Website content migration is where design, SEO, UX, accessibility, analytics, CRM operations, and admissions strategy meet. Migration should preserve and improve the pathways prospective students use to discover programmes, compare options, and apply.

That starts with a migration plan built around enrollment-critical pages and actions. Schools should map important URLs, preserve on-page relevance, redirect carefully, update internal links, test forms and CRM workflows, and monitor both search performance and enrollment outcomes after launch. Handled properly, migration helps a redesign strengthen the full recruitment journey.

Protect the Student Journey During Your Website Redesign

Preserve SEO, forms, tracking, and enrolment pathways.

FAQ

What is website content migration?

Website content migration is the controlled process of moving, consolidating, rewriting, redirecting, or retiring URLs and assets during a redesign, replatform, domain change, or information-architecture change.

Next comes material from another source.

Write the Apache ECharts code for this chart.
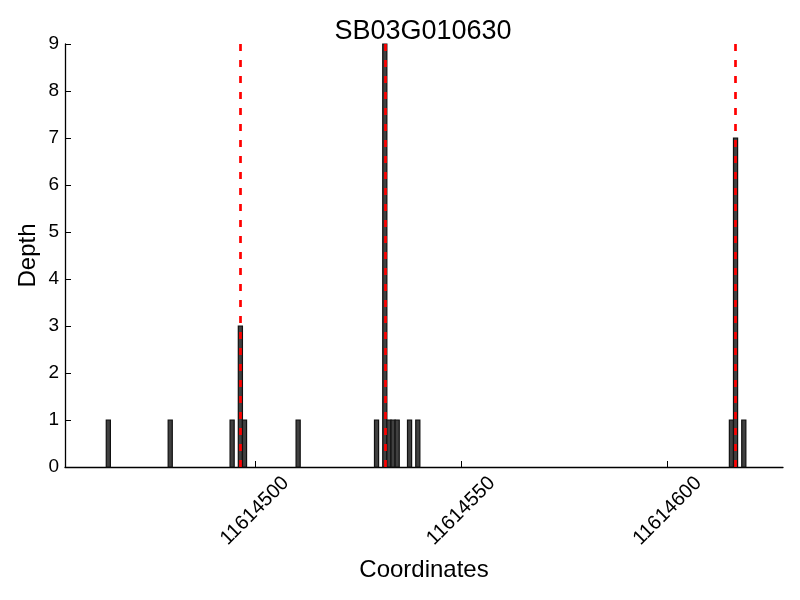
<!DOCTYPE html>
<html>
<head>
<meta charset="utf-8">
<script src="https://cdn.jsdelivr.net/npm/echarts@6/dist/echarts.min.js"></script>
<style>
  html, body { margin: 0; padding: 0; background: #fff; }
  #chart { width: 800px; height: 600px; }
</style>
</head>
<body>
<div id="chart"></div>
<script>
// read depth per coordinate (bar left edges)
const coords = [11614464, 11614479, 11614494, 11614496, 11614497, 11614510,
  11614529, 11614531, 11614532, 11614533, 11614534, 11614537, 11614539,
  11614615, 11614616, 11614618]
const depths = [1, 1, 1, 3, 1, 1, 1, 9, 1, 1, 1, 1, 1, 1, 7, 1]
// red dashed markers
const peaks = [11614496, 11614531, 11614616]
const xTicks = [11614500, 11614550, 11614600]
const xMin = 11614454
const xMax = 11614628

const font = 'Liberation Sans, Arial, sans-serif'

const chart = echarts.init(document.getElementById('chart'))

const renderBar = (params, api) => {
  const x = api.value(0)
  const h = api.value(1)
  const p0 = api.coord([x, 0])
  const p1 = api.coord([x + 1, h])
  return {
    type: 'rect',
    shape: { x: p0[0], y: p1[1], width: p1[0] - p0[0], height: p0[1] - p1[1] },
    style: { fill: '#404040', stroke: '#111111', lineWidth: 1.2 }
  }
}

chart.setOption({
  animation: false,
  title: {
    text: 'SB03G010630',
    left: 418,
    textAlign: 'center',
    top: 13,
    textStyle: { fontFamily: font, fontSize: 27, fontWeight: 'normal', color: '#000' }
  },
  grid: { left: 65, right: 17, top: 44, bottom: 133, containLabel: false, outerBoundsMode: 'none' },
  xAxis: {
    type: 'value',
    min: xMin,
    max: xMax,
    name: 'Coordinates',
    nameLocation: 'middle',
    nameGap: 91,
    nameMoveOverlap: false,
    nameTextStyle: { fontFamily: font, fontSize: 24, color: '#000' },
    axisLine: { lineStyle: { color: '#000', width: 1.3 } },
    axisTick: { show: true, inside: true, length: 6, customValues: xTicks, lineStyle: { color: '#000' } },
    axisLabel: {
      customValues: xTicks,
      formatter: v => String(v),
      rotate: 45,
      align: 'center',
      verticalAlign: 'middle',
      margin: 44,
      fontFamily: font,
      fontSize: 20,
      color: '#000'
    },
    splitLine: { show: false }
  },
  yAxis: {
    type: 'value',
    min: 0,
    max: 9,
    interval: 1,
    name: 'Depth',
    nameLocation: 'middle',
    nameGap: 25,
    nameMoveOverlap: false,
    nameRotate: 90,
    nameTextStyle: { fontFamily: font, fontSize: 24, color: '#000' },
    axisLine: { show: true, lineStyle: { color: '#000', width: 1.3 } },
    axisTick: { show: true, inside: true, length: 6, lineStyle: { color: '#000' } },
    axisLabel: { margin: 6, fontFamily: font, fontSize: 19, color: '#000' },
    splitLine: { show: false }
  },
  series: [{
    type: 'custom',
    renderItem: renderBar,
    data: coords.map((c, i) => [c, depths[i]]),
    markLine: {
      silent: true,
      symbol: ['none', 'none'],
      label: { show: false },
      lineStyle: { color: '#ff0000', width: 2.7, type: [7, 9] },
      data: peaks.map(p => ({ xAxis: p + 0.5 }))
    }
  }]
})
</script>
</body>
</html>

Google treats URL changes as a site move and recommends old-to-new mapping, redirects, canonicals, internal-link updates, and new sitemaps to minimise disruption.

How do schools migrate website content without hurting SEO?

Schools reduce SEO risk by starting with an inventory of important URLs, prioritising programme and admissions pages, mapping every old URL to the most relevant new destination, implementing server-side 301 redirects, preserving on-page relevance, updating internal links, removing accidental noindex or robots blocks, and monitoring Search Console closely after launch. Google’s own guidance also warns against redirecting many old URLs to an irrelevant home page and against combining a move with major structural changes without expecting more volatility.

What should be included in a website content migration plan?

A school-ready migration plan should include business goals, page inventory, priority tiers, old-to-new URL mapping, redirect rules, canonical rules, metadata preservation, internal-link updates, sitemap and robots rules, Search Console settings, analytics and GA4 event checks, CRM and form-integration tests, accessibility testing, launch-day ownership, rollback criteria, and a 30/60/90-day monitoring schedule. That framework directly reflects Google’s migration steps, Search Console monitoring guidance, GA4 conversion setup, and WAI form-accessibility requirements.